Exercise task. From the first line of the data down to and including the line with "from bokeh.resources import INLINE", copy everything exactly, leaving out pictures.

>> BEGIN Given information

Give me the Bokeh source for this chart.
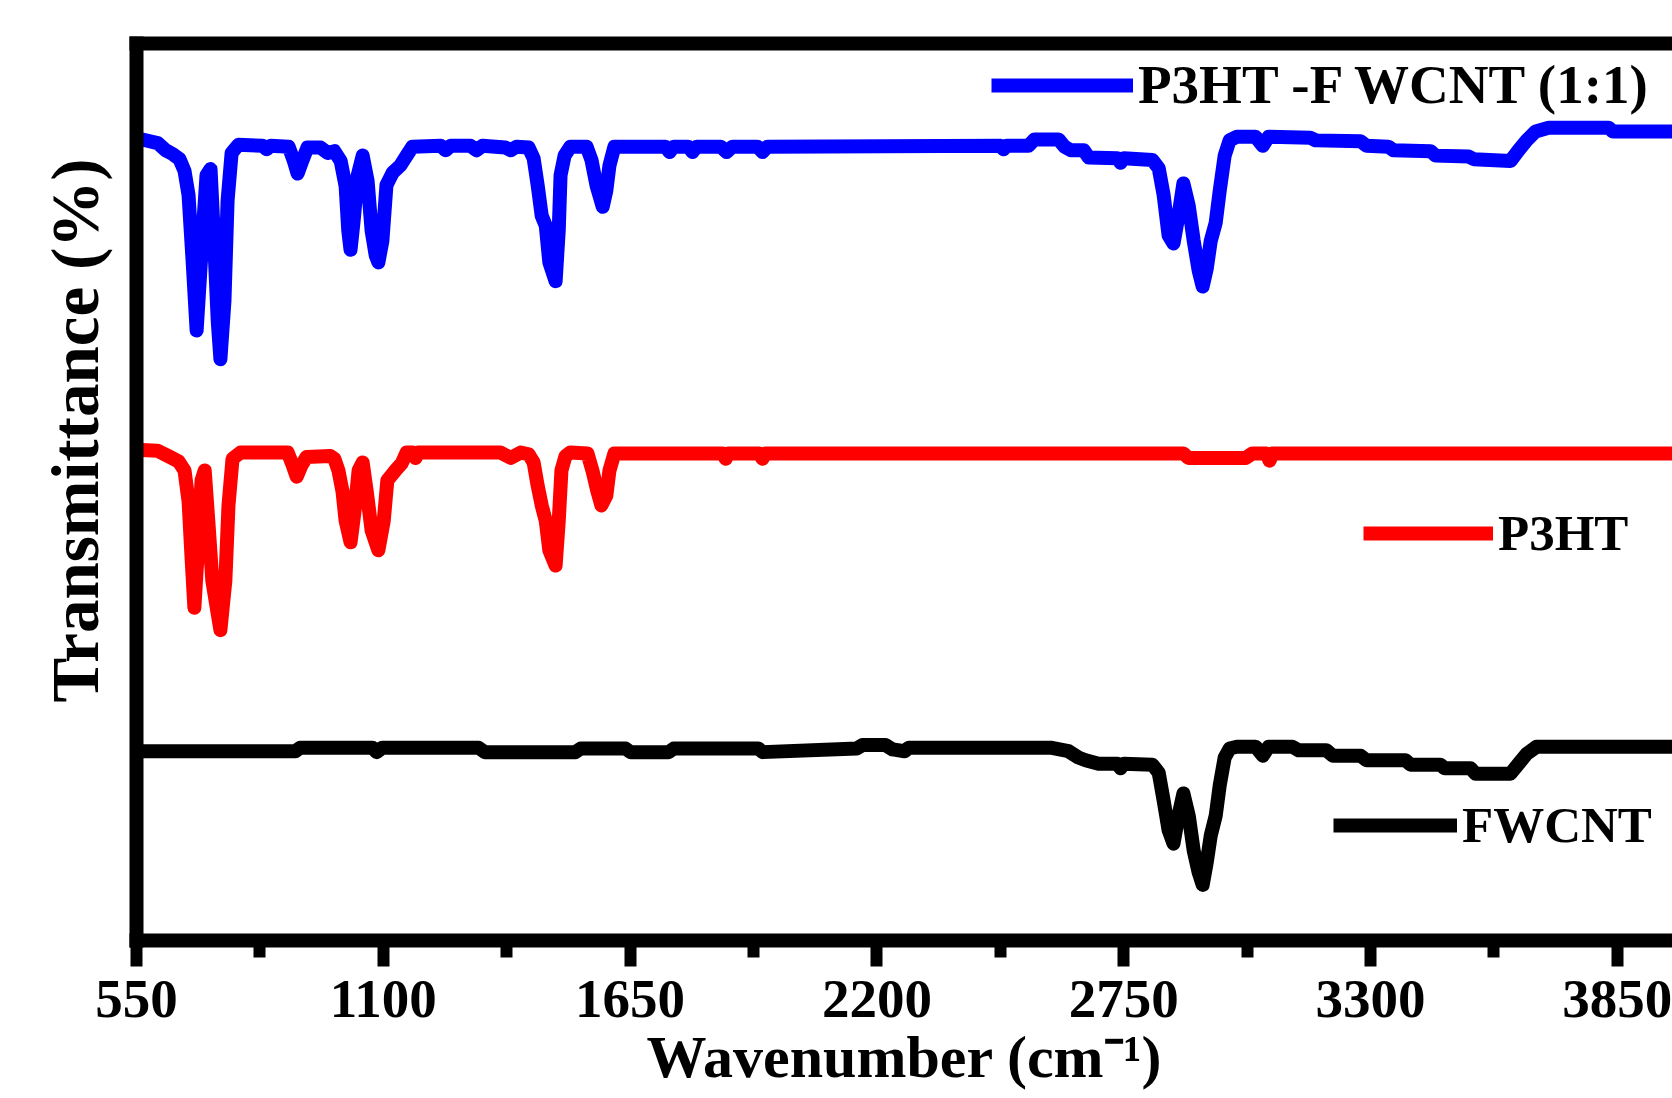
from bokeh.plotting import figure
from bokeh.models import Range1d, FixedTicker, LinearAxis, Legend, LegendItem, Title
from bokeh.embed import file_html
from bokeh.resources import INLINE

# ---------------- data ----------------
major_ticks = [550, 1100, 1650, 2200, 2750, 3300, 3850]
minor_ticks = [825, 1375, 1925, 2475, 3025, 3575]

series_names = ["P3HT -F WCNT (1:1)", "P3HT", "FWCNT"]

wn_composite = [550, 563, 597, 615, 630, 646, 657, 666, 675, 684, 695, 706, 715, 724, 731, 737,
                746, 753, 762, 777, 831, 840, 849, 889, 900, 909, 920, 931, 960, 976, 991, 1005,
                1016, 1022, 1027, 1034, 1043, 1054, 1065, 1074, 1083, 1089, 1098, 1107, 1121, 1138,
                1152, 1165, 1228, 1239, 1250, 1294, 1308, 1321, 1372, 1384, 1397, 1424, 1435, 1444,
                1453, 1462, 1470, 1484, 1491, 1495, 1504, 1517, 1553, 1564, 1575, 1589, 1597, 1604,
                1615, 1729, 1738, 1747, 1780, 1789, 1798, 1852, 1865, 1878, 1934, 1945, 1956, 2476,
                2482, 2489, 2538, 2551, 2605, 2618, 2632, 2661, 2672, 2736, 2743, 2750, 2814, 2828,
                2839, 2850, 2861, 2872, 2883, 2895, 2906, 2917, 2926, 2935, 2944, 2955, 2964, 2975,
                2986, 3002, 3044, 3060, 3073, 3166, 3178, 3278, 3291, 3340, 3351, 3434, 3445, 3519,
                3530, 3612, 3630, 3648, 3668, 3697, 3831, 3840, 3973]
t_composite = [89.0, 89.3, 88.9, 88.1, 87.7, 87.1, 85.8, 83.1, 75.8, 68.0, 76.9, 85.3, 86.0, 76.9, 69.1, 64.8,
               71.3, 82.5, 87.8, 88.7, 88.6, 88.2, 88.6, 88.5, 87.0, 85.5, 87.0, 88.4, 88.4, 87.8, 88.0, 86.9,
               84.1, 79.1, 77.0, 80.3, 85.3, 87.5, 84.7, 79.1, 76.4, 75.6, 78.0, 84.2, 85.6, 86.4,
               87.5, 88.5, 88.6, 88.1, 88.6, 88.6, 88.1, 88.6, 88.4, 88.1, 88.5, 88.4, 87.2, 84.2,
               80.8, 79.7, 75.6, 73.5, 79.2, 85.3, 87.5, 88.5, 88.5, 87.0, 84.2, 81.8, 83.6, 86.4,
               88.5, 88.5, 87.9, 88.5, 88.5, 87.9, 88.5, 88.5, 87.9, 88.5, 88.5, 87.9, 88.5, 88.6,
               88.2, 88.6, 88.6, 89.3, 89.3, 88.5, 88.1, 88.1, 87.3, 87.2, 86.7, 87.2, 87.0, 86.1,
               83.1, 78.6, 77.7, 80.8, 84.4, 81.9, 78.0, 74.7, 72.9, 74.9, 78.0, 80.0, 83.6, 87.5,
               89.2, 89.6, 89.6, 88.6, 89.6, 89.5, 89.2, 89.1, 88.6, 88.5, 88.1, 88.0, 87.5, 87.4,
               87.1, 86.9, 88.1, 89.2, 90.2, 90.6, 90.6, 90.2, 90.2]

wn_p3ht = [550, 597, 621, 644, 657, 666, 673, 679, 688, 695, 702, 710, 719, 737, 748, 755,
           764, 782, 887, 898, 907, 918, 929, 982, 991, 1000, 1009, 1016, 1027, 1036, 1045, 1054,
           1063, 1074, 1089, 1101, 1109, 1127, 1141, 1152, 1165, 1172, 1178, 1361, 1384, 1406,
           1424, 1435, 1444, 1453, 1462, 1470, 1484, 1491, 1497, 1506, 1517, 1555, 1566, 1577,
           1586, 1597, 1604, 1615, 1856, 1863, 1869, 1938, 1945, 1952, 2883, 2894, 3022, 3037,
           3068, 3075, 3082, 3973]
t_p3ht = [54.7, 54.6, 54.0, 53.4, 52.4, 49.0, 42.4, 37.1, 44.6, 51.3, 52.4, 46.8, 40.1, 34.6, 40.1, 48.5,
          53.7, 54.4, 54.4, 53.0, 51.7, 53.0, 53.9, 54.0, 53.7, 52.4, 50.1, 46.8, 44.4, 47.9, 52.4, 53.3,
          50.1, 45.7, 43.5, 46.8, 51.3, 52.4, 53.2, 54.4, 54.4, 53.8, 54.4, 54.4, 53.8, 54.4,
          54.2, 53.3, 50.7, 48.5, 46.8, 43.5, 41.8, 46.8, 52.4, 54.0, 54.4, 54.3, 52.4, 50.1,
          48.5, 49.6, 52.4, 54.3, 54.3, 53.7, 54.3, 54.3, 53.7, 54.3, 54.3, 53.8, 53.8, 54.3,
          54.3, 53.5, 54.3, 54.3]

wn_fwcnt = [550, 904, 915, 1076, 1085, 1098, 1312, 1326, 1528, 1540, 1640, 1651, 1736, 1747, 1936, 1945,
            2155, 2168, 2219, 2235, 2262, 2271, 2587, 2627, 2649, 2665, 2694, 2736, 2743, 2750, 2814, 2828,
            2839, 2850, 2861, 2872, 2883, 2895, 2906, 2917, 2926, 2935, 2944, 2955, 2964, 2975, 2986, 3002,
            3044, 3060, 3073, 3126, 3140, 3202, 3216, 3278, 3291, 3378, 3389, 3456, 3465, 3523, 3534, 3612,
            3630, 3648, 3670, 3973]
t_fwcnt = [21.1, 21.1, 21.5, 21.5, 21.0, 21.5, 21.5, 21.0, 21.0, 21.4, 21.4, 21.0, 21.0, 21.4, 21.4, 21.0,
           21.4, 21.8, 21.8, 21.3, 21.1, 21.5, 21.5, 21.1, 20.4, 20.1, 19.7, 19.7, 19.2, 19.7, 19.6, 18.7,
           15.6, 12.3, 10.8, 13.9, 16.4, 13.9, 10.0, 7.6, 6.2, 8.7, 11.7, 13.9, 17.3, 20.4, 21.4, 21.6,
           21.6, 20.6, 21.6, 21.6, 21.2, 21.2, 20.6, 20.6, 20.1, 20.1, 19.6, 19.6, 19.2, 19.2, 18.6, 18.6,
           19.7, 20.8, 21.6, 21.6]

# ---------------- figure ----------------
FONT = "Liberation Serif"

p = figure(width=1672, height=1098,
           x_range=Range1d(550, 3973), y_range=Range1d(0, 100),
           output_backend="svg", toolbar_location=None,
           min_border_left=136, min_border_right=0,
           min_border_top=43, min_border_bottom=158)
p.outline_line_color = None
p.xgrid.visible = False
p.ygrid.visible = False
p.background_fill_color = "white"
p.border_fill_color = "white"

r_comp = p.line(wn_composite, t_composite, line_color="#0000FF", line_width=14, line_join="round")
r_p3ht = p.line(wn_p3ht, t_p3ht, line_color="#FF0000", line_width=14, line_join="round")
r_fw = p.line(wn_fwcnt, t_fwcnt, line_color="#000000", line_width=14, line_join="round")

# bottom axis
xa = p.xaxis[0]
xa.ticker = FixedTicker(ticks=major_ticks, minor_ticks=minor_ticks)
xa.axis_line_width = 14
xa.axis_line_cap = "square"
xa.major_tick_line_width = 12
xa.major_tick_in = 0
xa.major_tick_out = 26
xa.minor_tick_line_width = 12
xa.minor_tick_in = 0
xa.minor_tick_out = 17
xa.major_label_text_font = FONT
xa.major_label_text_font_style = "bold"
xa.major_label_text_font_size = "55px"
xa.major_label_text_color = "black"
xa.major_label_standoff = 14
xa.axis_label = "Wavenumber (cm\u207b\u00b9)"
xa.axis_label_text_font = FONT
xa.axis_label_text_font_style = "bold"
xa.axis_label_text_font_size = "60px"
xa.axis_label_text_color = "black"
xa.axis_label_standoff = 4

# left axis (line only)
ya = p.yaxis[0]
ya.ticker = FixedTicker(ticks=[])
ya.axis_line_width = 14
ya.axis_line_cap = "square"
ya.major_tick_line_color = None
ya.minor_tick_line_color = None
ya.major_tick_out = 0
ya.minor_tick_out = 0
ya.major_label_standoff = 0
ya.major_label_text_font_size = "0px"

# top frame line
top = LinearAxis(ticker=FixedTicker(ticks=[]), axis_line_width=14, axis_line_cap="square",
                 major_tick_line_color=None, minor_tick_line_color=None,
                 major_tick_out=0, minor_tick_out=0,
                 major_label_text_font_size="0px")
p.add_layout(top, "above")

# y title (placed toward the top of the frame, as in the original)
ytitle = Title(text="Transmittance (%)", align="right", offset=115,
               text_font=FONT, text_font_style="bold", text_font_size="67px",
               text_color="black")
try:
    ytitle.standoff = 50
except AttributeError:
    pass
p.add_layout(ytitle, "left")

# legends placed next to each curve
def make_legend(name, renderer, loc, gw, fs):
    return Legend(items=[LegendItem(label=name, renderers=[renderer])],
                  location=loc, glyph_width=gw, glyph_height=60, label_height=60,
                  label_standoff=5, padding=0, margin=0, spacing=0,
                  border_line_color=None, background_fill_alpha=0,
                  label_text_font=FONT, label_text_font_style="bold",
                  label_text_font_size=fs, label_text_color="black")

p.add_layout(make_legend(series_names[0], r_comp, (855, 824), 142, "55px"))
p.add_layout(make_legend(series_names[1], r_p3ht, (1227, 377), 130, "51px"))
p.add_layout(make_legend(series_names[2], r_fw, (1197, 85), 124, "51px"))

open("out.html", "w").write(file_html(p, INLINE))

>> END Given information

Complete response.
Give me the Bokeh source for this chart.
from bokeh.plotting import figure
from bokeh.models import Range1d, FixedTicker, LinearAxis, Legend, LegendItem, Title
from bokeh.embed import file_html
from bokeh.resources import INLINE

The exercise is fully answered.